- THE REQUEST -
Extract only the first line of the listing and every line after it up to and including the one with "from bokeh.resources import INLINE". Omit the pictures.

**** STORED ROWS

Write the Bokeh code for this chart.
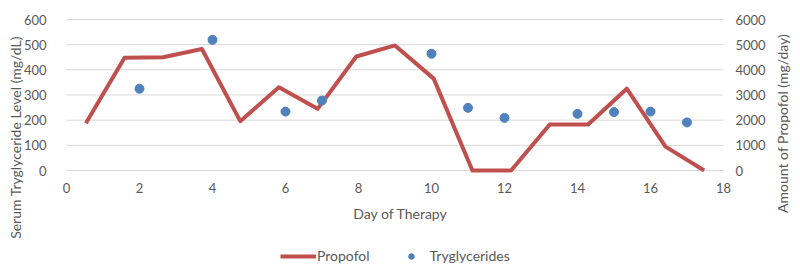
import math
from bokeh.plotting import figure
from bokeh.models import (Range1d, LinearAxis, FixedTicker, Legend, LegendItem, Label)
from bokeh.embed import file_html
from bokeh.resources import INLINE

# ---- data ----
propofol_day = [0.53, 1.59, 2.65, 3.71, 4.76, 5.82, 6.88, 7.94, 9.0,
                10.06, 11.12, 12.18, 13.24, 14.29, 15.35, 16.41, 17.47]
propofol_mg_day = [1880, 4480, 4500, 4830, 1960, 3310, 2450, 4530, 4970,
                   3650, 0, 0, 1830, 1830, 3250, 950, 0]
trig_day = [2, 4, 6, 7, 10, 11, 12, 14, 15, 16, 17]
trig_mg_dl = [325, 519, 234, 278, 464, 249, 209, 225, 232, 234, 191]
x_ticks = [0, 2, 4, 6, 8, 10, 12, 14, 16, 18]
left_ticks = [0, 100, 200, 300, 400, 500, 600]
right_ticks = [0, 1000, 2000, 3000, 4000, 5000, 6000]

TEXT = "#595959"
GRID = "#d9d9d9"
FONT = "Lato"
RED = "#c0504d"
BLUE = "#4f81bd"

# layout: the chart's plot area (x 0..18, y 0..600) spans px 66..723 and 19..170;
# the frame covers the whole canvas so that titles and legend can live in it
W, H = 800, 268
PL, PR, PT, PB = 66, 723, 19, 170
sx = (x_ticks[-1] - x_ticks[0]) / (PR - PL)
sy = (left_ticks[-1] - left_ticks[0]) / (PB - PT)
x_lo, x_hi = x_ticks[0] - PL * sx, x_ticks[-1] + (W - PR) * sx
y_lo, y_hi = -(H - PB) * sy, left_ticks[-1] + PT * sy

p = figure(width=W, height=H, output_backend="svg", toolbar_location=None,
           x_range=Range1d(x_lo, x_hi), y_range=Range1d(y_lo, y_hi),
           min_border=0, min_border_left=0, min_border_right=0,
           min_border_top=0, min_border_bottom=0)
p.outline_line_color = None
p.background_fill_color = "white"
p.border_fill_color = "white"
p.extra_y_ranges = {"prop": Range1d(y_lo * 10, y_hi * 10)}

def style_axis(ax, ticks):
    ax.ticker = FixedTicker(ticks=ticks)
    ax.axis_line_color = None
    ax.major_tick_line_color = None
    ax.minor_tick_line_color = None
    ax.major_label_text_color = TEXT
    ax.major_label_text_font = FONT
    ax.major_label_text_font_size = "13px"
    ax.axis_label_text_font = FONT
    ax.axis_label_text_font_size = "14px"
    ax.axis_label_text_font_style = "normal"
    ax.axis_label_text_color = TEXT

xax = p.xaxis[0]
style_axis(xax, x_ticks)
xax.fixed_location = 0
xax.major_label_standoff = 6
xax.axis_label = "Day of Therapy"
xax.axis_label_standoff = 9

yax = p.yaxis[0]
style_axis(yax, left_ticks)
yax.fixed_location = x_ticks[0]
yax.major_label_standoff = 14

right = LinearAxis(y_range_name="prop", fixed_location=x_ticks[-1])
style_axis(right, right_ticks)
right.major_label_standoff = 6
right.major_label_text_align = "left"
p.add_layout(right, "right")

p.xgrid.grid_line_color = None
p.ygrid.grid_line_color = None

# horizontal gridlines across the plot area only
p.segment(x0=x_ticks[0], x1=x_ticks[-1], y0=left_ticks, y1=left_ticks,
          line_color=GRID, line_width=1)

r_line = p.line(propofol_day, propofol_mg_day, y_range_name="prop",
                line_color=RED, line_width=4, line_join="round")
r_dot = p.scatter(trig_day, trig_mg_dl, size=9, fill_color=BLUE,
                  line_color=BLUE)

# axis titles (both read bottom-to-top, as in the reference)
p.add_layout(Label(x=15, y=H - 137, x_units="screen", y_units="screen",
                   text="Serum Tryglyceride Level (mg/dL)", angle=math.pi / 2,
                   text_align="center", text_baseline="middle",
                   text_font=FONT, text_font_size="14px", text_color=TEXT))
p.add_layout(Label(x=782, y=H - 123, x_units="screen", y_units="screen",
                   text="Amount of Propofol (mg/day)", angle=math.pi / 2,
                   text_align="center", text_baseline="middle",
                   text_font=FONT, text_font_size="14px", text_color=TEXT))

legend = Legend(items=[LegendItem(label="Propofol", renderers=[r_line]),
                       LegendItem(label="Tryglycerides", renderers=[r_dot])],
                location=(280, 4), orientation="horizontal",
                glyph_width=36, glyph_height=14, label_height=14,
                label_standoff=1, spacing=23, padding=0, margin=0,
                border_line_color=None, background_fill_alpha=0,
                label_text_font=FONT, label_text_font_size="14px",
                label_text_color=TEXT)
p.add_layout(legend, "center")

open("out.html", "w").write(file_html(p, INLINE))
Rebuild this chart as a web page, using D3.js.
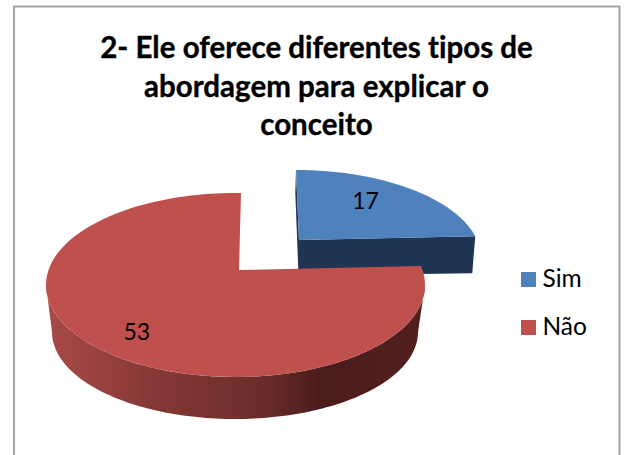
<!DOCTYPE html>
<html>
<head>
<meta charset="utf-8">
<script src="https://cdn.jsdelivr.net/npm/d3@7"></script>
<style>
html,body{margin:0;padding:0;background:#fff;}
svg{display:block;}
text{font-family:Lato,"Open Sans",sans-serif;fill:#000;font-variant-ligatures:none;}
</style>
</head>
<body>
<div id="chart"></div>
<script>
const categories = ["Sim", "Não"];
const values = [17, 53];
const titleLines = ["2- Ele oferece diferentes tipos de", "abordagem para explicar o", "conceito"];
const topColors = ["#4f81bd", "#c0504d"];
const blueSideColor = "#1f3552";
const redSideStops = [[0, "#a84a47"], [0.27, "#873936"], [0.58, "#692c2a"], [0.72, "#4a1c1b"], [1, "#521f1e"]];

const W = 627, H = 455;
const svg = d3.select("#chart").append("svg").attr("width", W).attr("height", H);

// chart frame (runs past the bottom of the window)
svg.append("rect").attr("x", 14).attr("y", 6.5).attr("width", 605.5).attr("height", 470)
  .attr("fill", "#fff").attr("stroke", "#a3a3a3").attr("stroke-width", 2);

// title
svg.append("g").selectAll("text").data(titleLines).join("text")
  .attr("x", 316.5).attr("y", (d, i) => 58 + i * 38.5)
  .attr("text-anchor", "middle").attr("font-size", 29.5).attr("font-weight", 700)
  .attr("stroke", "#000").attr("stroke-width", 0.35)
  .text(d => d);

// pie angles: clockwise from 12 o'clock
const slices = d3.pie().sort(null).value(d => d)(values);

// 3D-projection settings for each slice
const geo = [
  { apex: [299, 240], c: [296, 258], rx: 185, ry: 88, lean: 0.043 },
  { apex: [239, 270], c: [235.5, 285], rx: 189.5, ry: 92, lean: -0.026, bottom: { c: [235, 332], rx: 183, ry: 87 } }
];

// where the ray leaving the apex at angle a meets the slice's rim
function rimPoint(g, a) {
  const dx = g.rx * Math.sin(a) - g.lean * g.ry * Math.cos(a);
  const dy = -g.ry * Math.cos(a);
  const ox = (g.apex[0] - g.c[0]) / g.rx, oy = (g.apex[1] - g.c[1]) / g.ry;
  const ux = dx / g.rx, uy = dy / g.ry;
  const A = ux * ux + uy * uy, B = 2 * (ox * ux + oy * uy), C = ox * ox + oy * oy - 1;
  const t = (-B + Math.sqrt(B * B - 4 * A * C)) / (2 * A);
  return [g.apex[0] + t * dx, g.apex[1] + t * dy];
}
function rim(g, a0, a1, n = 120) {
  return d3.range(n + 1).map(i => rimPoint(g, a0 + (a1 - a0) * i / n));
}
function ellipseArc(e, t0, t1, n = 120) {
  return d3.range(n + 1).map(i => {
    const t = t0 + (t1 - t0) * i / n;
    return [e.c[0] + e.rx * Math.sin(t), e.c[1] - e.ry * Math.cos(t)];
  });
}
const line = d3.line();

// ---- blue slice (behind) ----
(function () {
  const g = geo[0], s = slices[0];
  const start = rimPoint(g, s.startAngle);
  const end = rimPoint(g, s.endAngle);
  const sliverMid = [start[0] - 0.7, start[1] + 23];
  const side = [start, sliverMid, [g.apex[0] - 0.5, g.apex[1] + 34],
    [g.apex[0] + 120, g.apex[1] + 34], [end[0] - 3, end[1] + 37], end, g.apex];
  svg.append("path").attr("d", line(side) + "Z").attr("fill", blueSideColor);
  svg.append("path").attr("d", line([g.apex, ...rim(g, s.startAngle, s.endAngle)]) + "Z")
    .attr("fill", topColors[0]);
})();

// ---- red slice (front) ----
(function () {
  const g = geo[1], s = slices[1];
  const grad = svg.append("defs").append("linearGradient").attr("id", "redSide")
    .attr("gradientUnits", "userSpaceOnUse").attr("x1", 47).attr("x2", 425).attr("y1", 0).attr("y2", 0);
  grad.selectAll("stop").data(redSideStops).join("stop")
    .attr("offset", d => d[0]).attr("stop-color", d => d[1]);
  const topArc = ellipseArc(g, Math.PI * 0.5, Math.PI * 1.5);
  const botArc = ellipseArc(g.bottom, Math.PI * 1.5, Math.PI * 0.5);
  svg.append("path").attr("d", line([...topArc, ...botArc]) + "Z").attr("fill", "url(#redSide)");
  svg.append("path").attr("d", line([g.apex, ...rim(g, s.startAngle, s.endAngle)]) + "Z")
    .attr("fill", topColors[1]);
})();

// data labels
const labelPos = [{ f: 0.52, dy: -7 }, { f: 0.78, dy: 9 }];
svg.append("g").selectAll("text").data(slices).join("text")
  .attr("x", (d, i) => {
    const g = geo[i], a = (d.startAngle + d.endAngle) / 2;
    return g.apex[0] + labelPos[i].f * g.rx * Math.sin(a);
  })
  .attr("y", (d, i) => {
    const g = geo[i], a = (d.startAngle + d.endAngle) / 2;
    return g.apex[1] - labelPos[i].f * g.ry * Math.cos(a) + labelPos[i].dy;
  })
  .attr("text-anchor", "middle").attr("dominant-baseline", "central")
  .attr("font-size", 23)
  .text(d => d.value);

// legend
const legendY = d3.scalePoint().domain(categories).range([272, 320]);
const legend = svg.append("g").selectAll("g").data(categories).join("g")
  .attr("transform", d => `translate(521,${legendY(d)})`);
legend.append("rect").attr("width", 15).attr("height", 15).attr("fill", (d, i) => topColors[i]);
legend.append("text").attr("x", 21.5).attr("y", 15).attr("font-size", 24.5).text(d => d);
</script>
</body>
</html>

********

- EXERCISE RESULT -
Write the Bokeh code for this chart.
import math
from bokeh.plotting import figure
from bokeh.models import (Range1d, LinearAxis, FixedTicker, Legend, LegendItem, Label)
from bokeh.embed import file_html
from bokeh.resources import INLINE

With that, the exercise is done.